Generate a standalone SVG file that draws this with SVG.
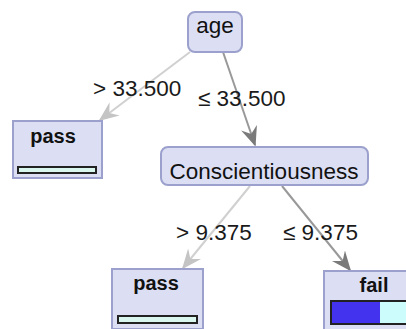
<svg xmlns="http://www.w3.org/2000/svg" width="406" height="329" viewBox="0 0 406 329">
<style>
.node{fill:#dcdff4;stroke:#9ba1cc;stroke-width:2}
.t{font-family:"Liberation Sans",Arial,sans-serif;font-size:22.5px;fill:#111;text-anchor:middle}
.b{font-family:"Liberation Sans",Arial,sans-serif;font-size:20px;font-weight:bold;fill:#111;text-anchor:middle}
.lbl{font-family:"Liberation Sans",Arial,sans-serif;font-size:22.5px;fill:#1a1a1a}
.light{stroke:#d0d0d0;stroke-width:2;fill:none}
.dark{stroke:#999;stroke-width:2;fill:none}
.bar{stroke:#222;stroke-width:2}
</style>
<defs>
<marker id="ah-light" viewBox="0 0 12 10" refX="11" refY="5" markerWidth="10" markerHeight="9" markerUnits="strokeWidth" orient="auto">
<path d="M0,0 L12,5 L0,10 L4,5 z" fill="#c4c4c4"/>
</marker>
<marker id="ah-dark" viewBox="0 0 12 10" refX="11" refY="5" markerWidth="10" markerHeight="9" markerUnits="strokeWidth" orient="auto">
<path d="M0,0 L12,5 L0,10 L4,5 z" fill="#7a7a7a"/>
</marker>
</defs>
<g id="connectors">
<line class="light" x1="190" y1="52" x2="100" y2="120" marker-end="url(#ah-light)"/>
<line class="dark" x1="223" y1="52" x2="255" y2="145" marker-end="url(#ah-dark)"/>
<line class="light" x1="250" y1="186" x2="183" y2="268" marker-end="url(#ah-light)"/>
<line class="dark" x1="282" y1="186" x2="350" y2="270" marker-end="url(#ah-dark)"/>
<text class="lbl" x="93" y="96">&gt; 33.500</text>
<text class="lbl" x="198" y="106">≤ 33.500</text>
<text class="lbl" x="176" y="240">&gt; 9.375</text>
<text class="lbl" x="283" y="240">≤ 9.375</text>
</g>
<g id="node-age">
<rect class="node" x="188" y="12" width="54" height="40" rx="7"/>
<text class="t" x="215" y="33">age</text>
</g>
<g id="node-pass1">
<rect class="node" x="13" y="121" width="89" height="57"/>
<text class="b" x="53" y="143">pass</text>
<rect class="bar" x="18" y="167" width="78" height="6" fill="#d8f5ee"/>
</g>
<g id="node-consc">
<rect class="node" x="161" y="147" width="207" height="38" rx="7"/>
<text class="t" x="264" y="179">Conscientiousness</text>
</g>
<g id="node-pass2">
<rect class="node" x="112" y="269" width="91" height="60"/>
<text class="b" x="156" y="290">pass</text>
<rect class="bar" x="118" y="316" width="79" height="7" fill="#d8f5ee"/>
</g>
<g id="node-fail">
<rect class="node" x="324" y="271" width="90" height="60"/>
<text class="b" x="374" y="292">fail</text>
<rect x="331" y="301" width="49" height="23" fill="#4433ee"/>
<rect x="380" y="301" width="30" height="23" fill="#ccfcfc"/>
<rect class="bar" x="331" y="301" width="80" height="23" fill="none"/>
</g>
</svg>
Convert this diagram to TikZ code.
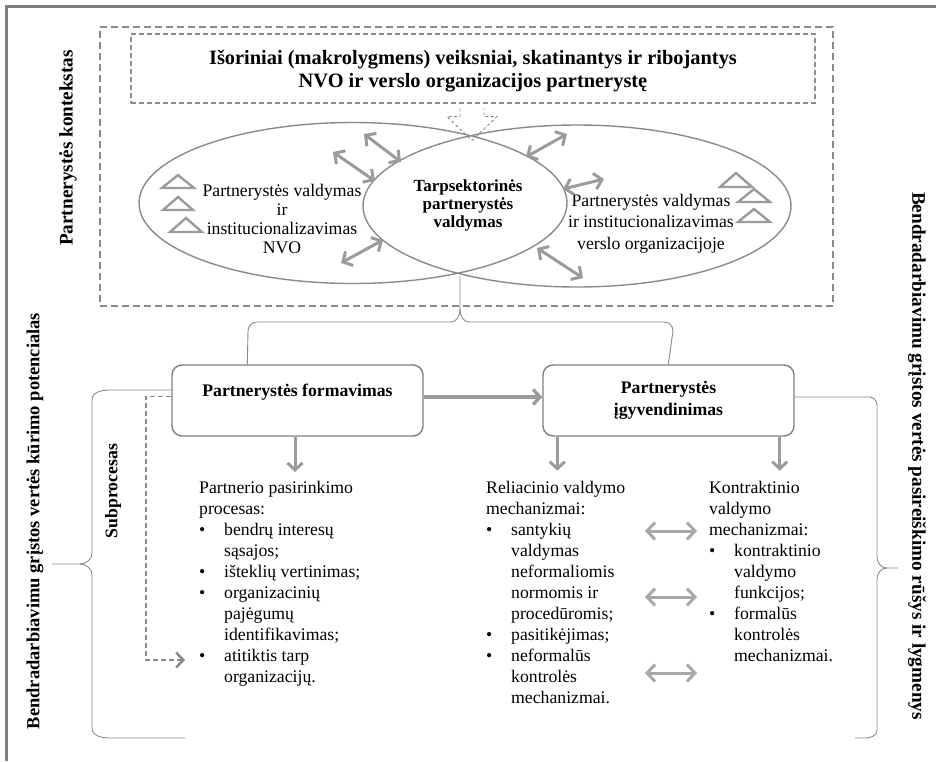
━━━━
Pictures are to be left out; repeat all the remaining data exactly.

◆ FINISHED TASK
Generate a standalone SVG file that draws this with SVG.
<svg xmlns="http://www.w3.org/2000/svg" width="406" height="329" viewBox="0 0 406 329">
<style>
.node{fill:#dcdff4;stroke:#9ba1cc;stroke-width:2}
.t{font-family:"Liberation Sans",Arial,sans-serif;font-size:22.5px;fill:#111;text-anchor:middle}
.b{font-family:"Liberation Sans",Arial,sans-serif;font-size:20px;font-weight:bold;fill:#111;text-anchor:middle}
.lbl{font-family:"Liberation Sans",Arial,sans-serif;font-size:22.5px;fill:#1a1a1a}
.light{stroke:#d0d0d0;stroke-width:2;fill:none}
.dark{stroke:#999;stroke-width:2;fill:none}
.bar{stroke:#222;stroke-width:2}
</style>
<defs>
<marker id="ah-light" viewBox="0 0 12 10" refX="11" refY="5" markerWidth="10" markerHeight="9" markerUnits="strokeWidth" orient="auto">
<path d="M0,0 L12,5 L0,10 L4,5 z" fill="#c4c4c4"/>
</marker>
<marker id="ah-dark" viewBox="0 0 12 10" refX="11" refY="5" markerWidth="10" markerHeight="9" markerUnits="strokeWidth" orient="auto">
<path d="M0,0 L12,5 L0,10 L4,5 z" fill="#7a7a7a"/>
</marker>
</defs>
<g id="connectors">
<line class="light" x1="190" y1="52" x2="100" y2="120" marker-end="url(#ah-light)"/>
<line class="dark" x1="223" y1="52" x2="255" y2="145" marker-end="url(#ah-dark)"/>
<line class="light" x1="250" y1="186" x2="183" y2="268" marker-end="url(#ah-light)"/>
<line class="dark" x1="282" y1="186" x2="350" y2="270" marker-end="url(#ah-dark)"/>
<text class="lbl" x="93" y="96">&gt; 33.500</text>
<text class="lbl" x="198" y="106">≤ 33.500</text>
<text class="lbl" x="176" y="240">&gt; 9.375</text>
<text class="lbl" x="283" y="240">≤ 9.375</text>
</g>
<g id="node-age">
<rect class="node" x="188" y="12" width="54" height="40" rx="7"/>
<text class="t" x="215" y="33">age</text>
</g>
<g id="node-pass1">
<rect class="node" x="13" y="121" width="89" height="57"/>
<text class="b" x="53" y="143">pass</text>
<rect class="bar" x="18" y="167" width="78" height="6" fill="#d8f5ee"/>
</g>
<g id="node-consc">
<rect class="node" x="161" y="147" width="207" height="38" rx="7"/>
<text class="t" x="264" y="179">Conscientiousness</text>
</g>
<g id="node-pass2">
<rect class="node" x="112" y="269" width="91" height="60"/>
<text class="b" x="156" y="290">pass</text>
<rect class="bar" x="118" y="316" width="79" height="7" fill="#d8f5ee"/>
</g>
<g id="node-fail">
<rect class="node" x="324" y="271" width="90" height="60"/>
<text class="b" x="374" y="292">fail</text>
<rect x="331" y="301" width="49" height="23" fill="#4433ee"/>
<rect x="380" y="301" width="30" height="23" fill="#ccfcfc"/>
<rect class="bar" x="331" y="301" width="80" height="23" fill="none"/>
</g>
</svg>
Convert this diagram to TikZ code.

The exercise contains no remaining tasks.